Every year, members of the Student Athlete Advisory Committee (SAAC) gather together to set up the Special Olympics event, and this year, volleyball junior Taylor Johnson was the student-athlete in charge of the group.
"We've done it in the past, so a lot of it was kind of repetitive," began Johnson on her role in setting up the event, "but we had to get the student-athlete volunteers, get the Olympians here and get the sessions organized that way each athlete would have fun, and I think it turned out great."
Along with Johnson, women's basketball's redshirt freshman Kelly Thomson also had a hand in the event's preparation.
"We get all the sports involved," began Thomson. "Every sport kind of chooses their own station and chooses their own activity that they want to do with the athletes, then we split it up, assign sections and get everyone grouped up. Of all of our events we do throughout the year, this is the one that we have the most student-athletes come to and the one the most people enjoy. It's so fun for us to just spend a whole afternoon with these guys. It makes their day and that's fun to be a part of."
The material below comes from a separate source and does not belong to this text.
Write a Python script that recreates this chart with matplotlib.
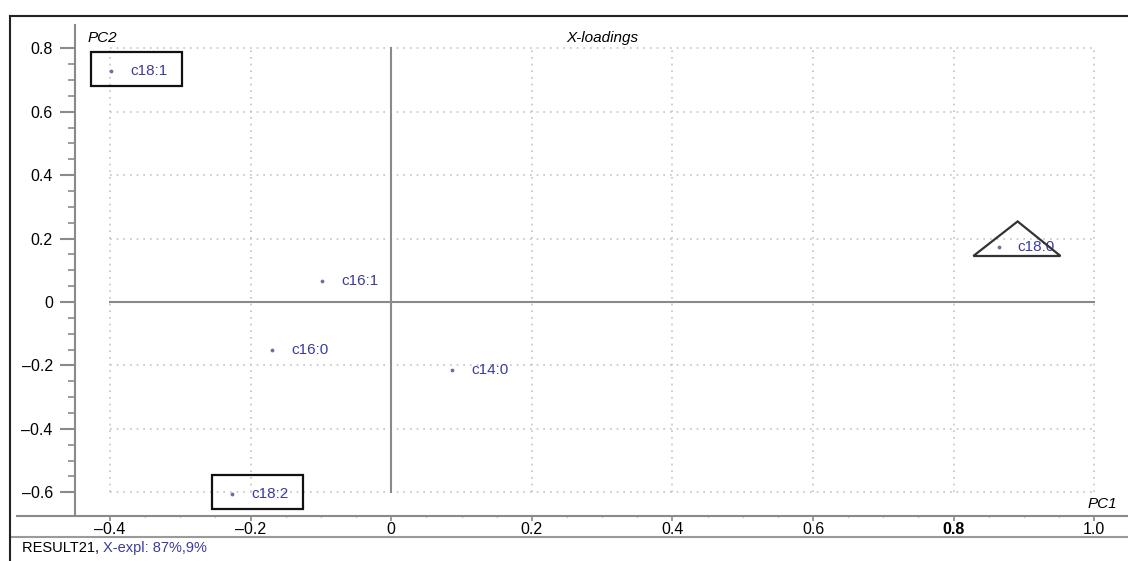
import numpy as np
import matplotlib
matplotlib.use("Agg")
import matplotlib.pyplot as plt
from matplotlib.lines import Line2D
from matplotlib.patches import Rectangle, Polygon
import matplotlib.ticker as mticker

plt.rcParams['font.family'] = ['Liberation Sans', 'DejaVu Sans']

# loadings on PC1 / PC2
names = ['c18:1', 'c16:1', 'c16:0', 'c14:0', 'c18:2', 'c18:0']
pc1 = [-0.398, -0.098, -0.169, 0.087, -0.226, 0.864]
pc2 = [0.728, 0.066, -0.151, -0.214, -0.606, 0.174]

boxed = ['c18:1', 'c18:2']
flagged = ['c18:0']

xticks = [-0.4, -0.2, 0, 0.2, 0.4, 0.6, 0.8, 1.0]
xticklabels = ['\u20130.4', '\u20130.2', '0', '0.2', '0.4', '0.6', '0.8', '1.0']
yticks = [-0.6, -0.4, -0.2, 0, 0.2, 0.4, 0.6, 0.8]
yticklabels = ['\u20130.6', '\u20130.4', '\u20130.2', '0', '0.2', '0.4', '0.6', '0.8']

label_col = '#3b3b9c'
axis_col = '#8a8a8a'
W, H = 1128, 561

fig = plt.figure(figsize=(W / 100, H / 100), dpi=100)
ax = fig.add_axes([75 / W, (H - 516) / H, (W - 75) / W, (516 - 25) / H])
ax.set_xlim(-0.4498, 1.048)
ax.set_ylim(-0.675, 0.8735)

for s in ['top', 'right', 'bottom']:
    ax.spines[s].set_visible(False)
ax.spines['left'].set_color(axis_col)
ax.spines['left'].set_linewidth(1.5)

# dotted grid and solid zero lines
for gx in [-0.4, -0.2, 0.2, 0.4, 0.6, 0.8, 1.0]:
    ax.plot([gx, gx], [-0.6, 0.8], color='#c4c4c4', lw=1.2, ls=(0, (1, 3)), zorder=0)
for gy in [-0.6, -0.4, -0.2, 0.2, 0.4, 0.6, 0.8]:
    ax.plot([-0.4, 1.0], [gy, gy], color='#c4c4c4', lw=1.2, ls=(0, (1, 3)), zorder=0)
ax.plot([0, 0], [-0.6, 0.8], color=axis_col, lw=1.5, zorder=1)
ax.plot([-0.4, 1.0], [0, 0], color=axis_col, lw=1.5, zorder=1)

ax.scatter(pc1, pc2, s=3, color='#70709a', zorder=3)
for n, x, y in zip(names, pc1, pc2):
    ax.annotate(n, (x, y), xytext=(13.5, 0), textcoords='offset points',
                va='center', ha='left', fontsize=11, color=label_col, zorder=4)
    if n in boxed:
        ax.add_patch(Rectangle((x - 0.029, y - 0.048), 0.130, 0.108, fill=False,
                               ec='#111111', lw=1.6, zorder=5))
    if n in flagged:
        tri = [(x - 0.036, y - 0.029), (x + 0.027, y + 0.080), (x + 0.088, y - 0.029)]
        ax.add_patch(Polygon(tri, closed=True, fill=False, ec='#333333', lw=1.6, zorder=5))

# ticks
ax.set_xticks(xticks)
ax.set_xticklabels(xticklabels)
ax.get_xticklabels()[6].set_fontweight('bold')
ax.set_yticks(yticks)
ax.set_yticklabels(yticklabels)
ax.xaxis.set_minor_locator(mticker.FixedLocator(np.arange(-0.4, 1.001, 0.05)))
ax.yaxis.set_minor_locator(mticker.FixedLocator(np.arange(-0.6, 0.801, 0.05)))
ax.tick_params(axis='y', which='major', length=11, width=1.5, color=axis_col,
               labelsize=11.5, pad=5)
ax.tick_params(axis='y', which='minor', length=5, width=1.2, color=axis_col)
ax.tick_params(axis='x', which='major', length=3.5, width=1.2, color=axis_col,
               labelsize=11.5, pad=1)
ax.tick_params(axis='x', which='minor', length=1.5, width=1.0, color=axis_col,
               direction='inout')

ax.text(0.0123, 0.973, 'PC2', transform=ax.transAxes, style='italic',
        fontsize=11, ha='left', va='center')
ax.text((602 - 75) / (W - 75), 0.973, 'X-loadings', transform=ax.transAxes,
        style='italic', fontsize=11, ha='center', va='center')
ax.text(0.9895, 0.024, 'PC1', transform=ax.transAxes, style='italic',
        fontsize=11, ha='right', va='center')


def fline(x0, x1, y0, y1, **kw):
    fig.add_artist(Line2D([x0 / W, x1 / W], [1 - y0 / H, 1 - y1 / H],
                          transform=fig.transFigure, **kw))


# x axis line, separator and outer frame
fline(17, W, 516, 516, color=axis_col, lw=1.5)
fline(10, W, 537, 537, color='#9a9a9a', lw=1.5)
fline(10, W, 16, 16, color='#222222', lw=1.5)
fline(10, 10, 16, H, color='#222222', lw=1.5)

t1 = fig.text(22 / W, 1 - 548 / H, 'RESULT21, ', fontsize=10.5, va='center', ha='left')
ax.annotate('X-expl: 87%,9%', xy=(1, 0.5), xycoords=t1, va='center', ha='left',
            fontsize=10.5, color=label_col, annotation_clip=False)

fig.savefig('out.png', dpi=100)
After the 110 Olympians finished their competitions and broke for lunch, they had the opportunity to walk over to the K-State baseball game - and athlete Cody Pierce just couldn't wait.
A standout track and field Special Olympian, Pierce was selected to throw out the game's first pitch. 
"It was very exciting, and I was amazed that I got chosen to do it. It's a big opportunity," said Pierce.  
Pierce, who competes in the 100M, the 4X100M and the long jump, will be heading to Princeton, N.J., this summer for the Special Olympics' national competition, and he was selected to throw the game's first pitch by his coach John Lair.
"Cody is getting to go to the 2014 National Special Olympics Games in New Jersey this year, so it's kind of a big year for him," explained Lair who coaches the entire New Hope Pittsburg squad. "We wanted him to have something special today and we thought it would be a unique opportunity for him."
In front of a sold out Tointon Family Stadium crowd, Pierce wound up and threw in the first pitch before K-State took on Kansas in game three of the Sunflower Showdown. 
The entire stadium burst into applause as Pierce high-fived K-State catcher Blair DeBord and walked off the field.
When the day was finally said and done, the Special Olympians and student-athletes alike were left with memories that will last a lifetime. 
And for one grandparent, watching his grandson interact with student-athletes at K-State really made his day.
Joe Wesoloski of Junction City brought his grandson, Daniel, to the K-State Special Olympics for the first time.
"It's just amazing. I think they're the greatest kids on earth," Wesoloski said about the student-athletes. "To give up their Sunday to help these kids - that's wonderful, and I think it should be broadcasted over the world. I can see my grandson, he's so excited and having such a good time. It just amazes me that all these students put the time in to do this; it's wonderful."
As proud grandpas do, Wesoloski continued to talk about his grandson. Daniel, who is 14, is in his first year with Special Olympics and has been competing with the Junction City Pacesetters' basketball team.
"He's my pride and joy," Wesoloski said with a tear welling in his eye. "When my wife and I got married 47 years ago, I said to her if God gives me anything, I want a grandson to get a long with me the way I get along with my grandpa - and He did better."
With a smile on his face, Wesoloski finished, "But anyways, this is just great. If I wasn't a K-State fan already today, I would be. These kids are great."